What do you think is the most important element required for peace in the country?

Peace means no war and no fear. [The government] needs to secure the fundamental rights of citizens, including to security, education, health and livelihoods.

Aye Min: chair of the Dawei Nationalities Party

What do you expect from the Panglong conference?

I don’t hold much expectation towards the conference because many more discussions—at least ten rounds—need to be held. Around 70 parties that did not win seats in the general election last year cannot participate in the conference. Since most of them are ethnic parties, the voices of ethnic people won’t be reflected in the conference.

We have things to discuss on behalf of our ethnic people. Because the government has imposed restrictions, we can’t express our concerns.

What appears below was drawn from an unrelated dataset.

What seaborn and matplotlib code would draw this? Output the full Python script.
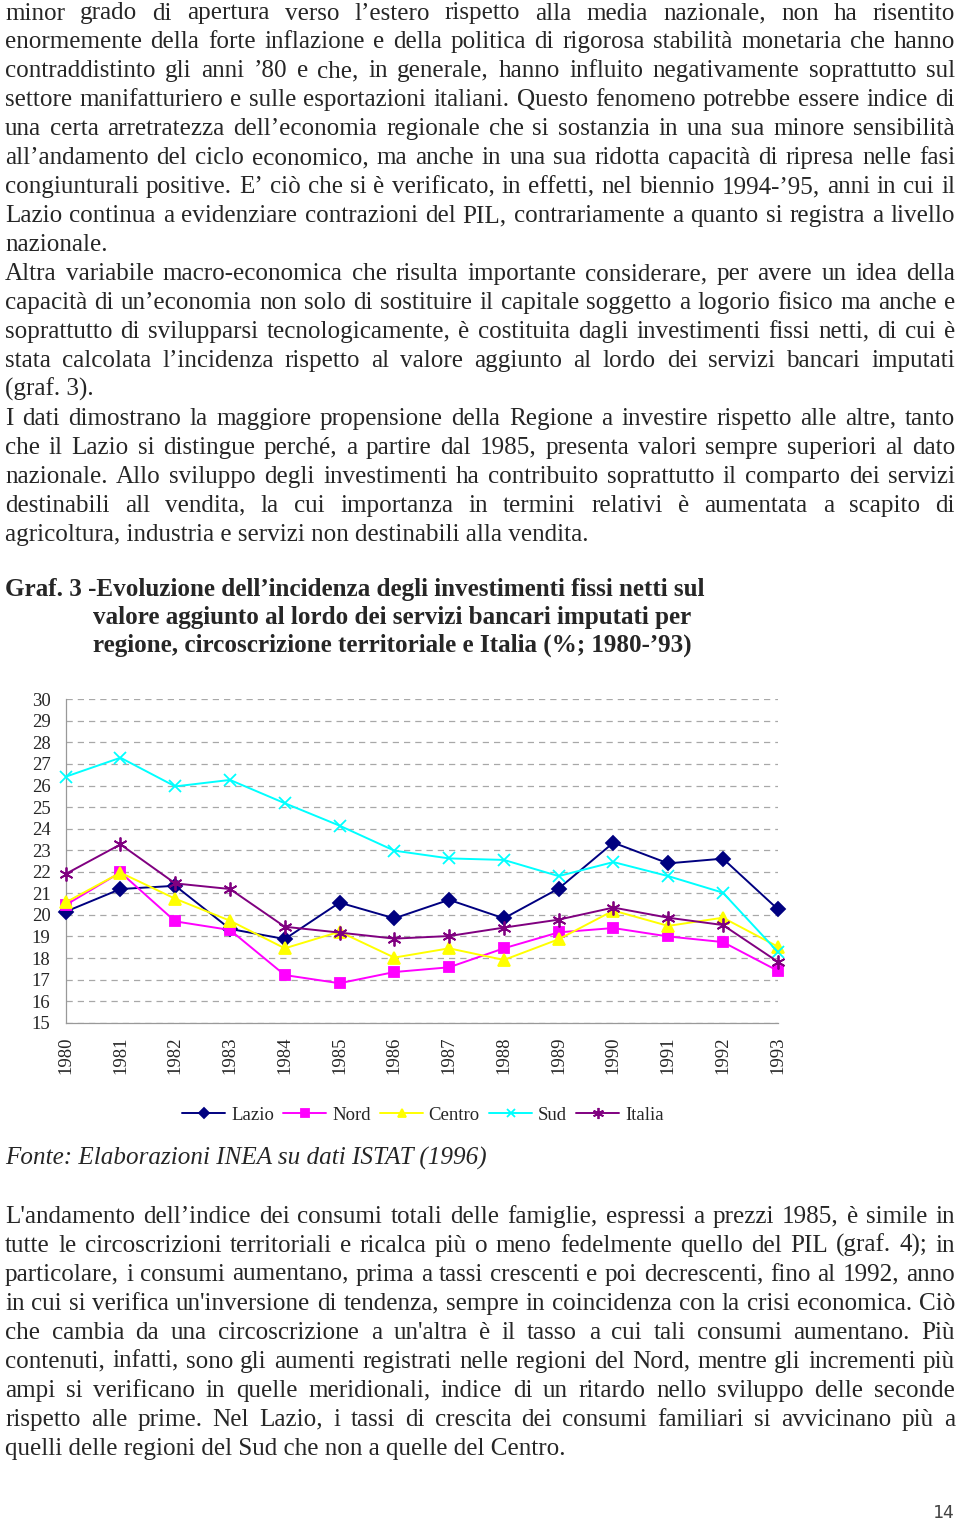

What do you think is the most important element required for peace in the country?

An important issue in peace [negotiations] is the division of territory, because some groups are having territorial disputes.

Nyi Pu Lay (Photo: Facebook)
Nyi Pu Lay (Photo: Facebook)

Nyi Pu Lay: award-winning author and Mandalay resident

What do you expect from the Panglong conference?

I’ve never seen peace in my whole life. Every ethnic region has suffered due to armed conflict. Panglong is the conference that could fulfill our wishes and bring peace to the ethnic regions. Although it will take time, I believe Panglong will be the first step toward peace, where all parties can participate.

What do you think is the most important element required for peace in the country?

To achieve peace, all-inclusiveness is vital. If there’s some exclusion, the peace achieved will not be sustainable.

Restoring peace is very important for the country, especially for the ethnic people, because their regions have been left under-developed for many years due to the absence of peace and stability.